-- Begin --
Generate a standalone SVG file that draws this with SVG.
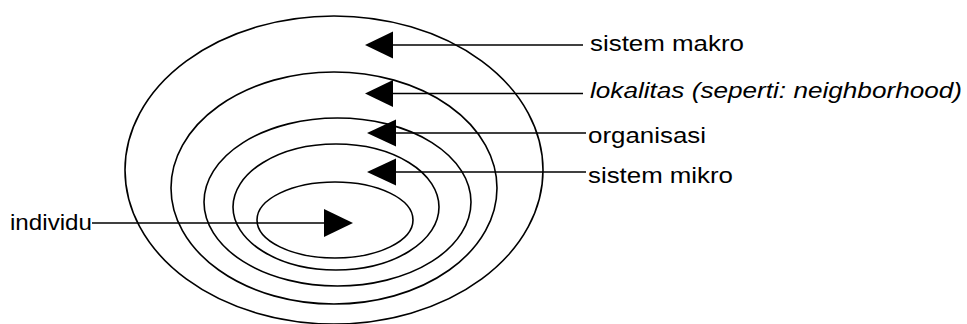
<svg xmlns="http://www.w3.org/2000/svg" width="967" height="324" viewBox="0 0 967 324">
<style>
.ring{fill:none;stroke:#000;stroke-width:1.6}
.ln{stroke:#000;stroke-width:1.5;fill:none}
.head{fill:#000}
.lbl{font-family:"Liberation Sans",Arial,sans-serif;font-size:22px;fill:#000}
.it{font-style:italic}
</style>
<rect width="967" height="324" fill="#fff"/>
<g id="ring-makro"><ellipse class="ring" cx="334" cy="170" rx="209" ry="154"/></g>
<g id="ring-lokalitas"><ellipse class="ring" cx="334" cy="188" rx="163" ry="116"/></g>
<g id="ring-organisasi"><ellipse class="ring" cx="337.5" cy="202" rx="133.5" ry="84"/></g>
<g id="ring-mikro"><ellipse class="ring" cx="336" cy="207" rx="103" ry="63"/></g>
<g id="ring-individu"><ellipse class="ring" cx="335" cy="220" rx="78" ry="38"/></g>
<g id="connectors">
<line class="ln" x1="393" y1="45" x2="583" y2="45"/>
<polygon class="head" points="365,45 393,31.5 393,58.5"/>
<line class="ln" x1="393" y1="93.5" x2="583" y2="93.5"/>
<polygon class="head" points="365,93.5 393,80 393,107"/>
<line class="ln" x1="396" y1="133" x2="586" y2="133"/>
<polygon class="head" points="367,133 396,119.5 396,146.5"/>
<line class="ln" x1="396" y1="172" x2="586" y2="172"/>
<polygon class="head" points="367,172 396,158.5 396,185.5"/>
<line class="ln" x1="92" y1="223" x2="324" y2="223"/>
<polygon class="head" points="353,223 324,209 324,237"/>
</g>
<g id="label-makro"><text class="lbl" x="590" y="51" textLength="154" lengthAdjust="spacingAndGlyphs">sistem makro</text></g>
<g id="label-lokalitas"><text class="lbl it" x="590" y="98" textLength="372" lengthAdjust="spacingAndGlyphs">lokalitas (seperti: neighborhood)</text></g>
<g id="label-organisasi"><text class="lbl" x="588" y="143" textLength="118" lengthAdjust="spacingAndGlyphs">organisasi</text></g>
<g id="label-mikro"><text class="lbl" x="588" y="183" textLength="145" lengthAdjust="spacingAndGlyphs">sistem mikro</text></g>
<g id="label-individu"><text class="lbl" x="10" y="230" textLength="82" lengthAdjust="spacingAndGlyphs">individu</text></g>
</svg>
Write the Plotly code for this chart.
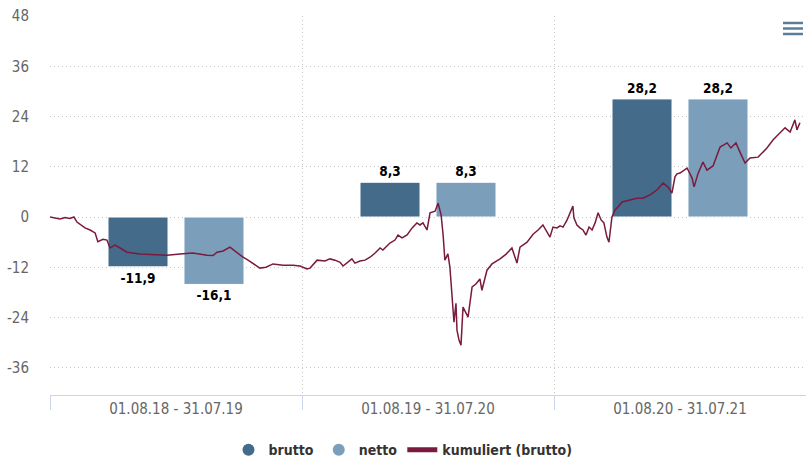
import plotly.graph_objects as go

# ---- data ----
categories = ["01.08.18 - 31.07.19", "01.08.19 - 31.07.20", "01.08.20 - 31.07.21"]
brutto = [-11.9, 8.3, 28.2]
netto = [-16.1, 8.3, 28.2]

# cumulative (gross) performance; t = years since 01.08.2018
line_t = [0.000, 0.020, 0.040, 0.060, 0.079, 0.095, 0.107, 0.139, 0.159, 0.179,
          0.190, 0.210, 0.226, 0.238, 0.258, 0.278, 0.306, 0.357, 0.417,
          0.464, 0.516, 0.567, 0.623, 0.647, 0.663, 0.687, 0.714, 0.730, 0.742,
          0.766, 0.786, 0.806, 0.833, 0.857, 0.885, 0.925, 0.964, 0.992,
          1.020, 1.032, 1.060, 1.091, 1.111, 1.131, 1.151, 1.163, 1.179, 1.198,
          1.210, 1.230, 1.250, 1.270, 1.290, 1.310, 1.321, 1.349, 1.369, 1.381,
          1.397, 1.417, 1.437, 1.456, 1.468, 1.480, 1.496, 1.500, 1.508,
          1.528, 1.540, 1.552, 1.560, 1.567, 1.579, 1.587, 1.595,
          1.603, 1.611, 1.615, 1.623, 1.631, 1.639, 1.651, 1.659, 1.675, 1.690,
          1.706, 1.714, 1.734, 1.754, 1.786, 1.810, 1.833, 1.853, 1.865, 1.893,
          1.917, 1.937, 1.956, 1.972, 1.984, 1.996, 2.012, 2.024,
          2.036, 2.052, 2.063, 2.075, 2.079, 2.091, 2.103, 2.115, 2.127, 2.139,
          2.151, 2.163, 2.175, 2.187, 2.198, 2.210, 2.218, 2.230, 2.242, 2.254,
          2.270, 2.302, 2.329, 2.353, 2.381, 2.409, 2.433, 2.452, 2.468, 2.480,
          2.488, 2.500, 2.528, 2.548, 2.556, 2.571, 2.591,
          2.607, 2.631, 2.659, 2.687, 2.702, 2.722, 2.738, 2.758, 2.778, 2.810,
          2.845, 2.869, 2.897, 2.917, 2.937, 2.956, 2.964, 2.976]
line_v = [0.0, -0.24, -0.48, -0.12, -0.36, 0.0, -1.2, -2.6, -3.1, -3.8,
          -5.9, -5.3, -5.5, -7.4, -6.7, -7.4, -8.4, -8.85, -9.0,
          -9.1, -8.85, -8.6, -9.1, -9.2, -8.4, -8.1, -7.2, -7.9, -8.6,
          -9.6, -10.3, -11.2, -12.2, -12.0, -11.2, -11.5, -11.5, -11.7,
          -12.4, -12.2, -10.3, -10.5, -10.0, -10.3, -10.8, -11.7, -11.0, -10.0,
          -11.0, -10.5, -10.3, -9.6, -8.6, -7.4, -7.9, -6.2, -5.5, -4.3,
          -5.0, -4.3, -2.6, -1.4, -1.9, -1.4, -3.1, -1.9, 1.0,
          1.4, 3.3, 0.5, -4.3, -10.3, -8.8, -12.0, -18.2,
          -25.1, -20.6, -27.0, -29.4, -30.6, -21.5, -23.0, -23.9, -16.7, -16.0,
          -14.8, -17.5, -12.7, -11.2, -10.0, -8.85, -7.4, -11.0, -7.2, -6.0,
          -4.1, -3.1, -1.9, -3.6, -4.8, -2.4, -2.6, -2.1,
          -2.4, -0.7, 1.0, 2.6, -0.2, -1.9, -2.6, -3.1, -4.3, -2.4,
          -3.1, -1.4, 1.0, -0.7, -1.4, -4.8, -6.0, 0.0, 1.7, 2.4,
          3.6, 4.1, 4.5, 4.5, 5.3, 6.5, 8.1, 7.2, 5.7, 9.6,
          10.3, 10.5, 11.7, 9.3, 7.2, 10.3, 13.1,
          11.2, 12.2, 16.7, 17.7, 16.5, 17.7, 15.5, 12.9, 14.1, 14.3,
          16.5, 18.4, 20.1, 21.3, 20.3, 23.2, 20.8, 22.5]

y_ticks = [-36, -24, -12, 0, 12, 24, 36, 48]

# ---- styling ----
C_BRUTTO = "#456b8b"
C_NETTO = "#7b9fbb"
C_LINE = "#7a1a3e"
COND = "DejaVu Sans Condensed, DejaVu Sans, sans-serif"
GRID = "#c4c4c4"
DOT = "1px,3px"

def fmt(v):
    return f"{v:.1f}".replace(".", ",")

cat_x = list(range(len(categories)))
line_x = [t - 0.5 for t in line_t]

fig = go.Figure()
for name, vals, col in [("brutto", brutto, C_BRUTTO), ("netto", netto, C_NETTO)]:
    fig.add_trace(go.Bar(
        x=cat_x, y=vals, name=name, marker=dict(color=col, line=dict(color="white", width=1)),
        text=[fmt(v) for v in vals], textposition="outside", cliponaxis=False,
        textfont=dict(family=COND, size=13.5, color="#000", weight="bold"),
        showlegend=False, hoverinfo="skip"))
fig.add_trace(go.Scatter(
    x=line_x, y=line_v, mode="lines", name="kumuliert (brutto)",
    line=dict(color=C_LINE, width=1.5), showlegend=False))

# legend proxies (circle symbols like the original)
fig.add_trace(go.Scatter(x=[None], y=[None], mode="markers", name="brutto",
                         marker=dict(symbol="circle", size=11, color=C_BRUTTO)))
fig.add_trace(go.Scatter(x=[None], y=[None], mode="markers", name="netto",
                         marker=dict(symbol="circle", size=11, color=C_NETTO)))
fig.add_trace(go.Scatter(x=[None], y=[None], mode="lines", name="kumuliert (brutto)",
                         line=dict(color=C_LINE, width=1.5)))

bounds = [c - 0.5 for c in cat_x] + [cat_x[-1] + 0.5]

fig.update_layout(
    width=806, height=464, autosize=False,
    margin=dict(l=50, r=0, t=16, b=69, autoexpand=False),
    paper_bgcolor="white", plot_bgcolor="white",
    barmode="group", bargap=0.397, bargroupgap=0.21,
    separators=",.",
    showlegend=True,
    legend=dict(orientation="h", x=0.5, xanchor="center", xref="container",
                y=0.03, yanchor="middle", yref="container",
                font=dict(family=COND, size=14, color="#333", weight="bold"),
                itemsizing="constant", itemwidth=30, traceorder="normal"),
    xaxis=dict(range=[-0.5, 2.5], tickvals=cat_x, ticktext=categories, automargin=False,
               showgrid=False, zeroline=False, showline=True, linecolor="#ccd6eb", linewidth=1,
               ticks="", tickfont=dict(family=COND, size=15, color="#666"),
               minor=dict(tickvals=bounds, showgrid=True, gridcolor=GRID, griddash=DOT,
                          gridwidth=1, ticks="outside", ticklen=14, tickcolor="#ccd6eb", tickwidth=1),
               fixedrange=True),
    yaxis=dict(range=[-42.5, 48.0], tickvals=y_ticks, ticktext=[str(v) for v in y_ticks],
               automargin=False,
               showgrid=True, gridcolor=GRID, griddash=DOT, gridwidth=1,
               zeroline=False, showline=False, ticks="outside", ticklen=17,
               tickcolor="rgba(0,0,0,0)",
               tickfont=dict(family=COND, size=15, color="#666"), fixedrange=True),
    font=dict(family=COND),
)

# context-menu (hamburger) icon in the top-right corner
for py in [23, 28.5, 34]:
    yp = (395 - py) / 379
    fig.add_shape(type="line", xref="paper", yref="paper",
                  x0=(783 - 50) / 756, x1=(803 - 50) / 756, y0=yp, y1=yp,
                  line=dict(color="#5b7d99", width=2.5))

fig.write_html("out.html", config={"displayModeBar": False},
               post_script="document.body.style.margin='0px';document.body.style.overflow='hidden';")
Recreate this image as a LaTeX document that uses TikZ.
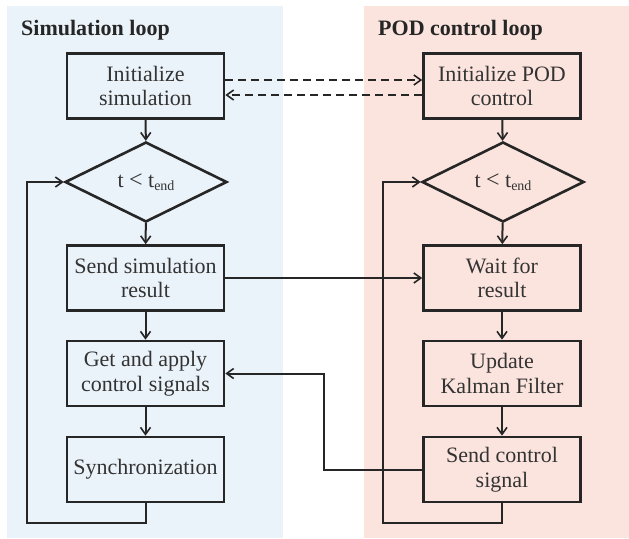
-- End --
:: What is required ::
Read the data above. Pull out each line in which the string "that" appears.

:: Task result ::
Generate a standalone SVG file that draws this with SVG.
Recreate this image as a LaTeX document that uses TikZ.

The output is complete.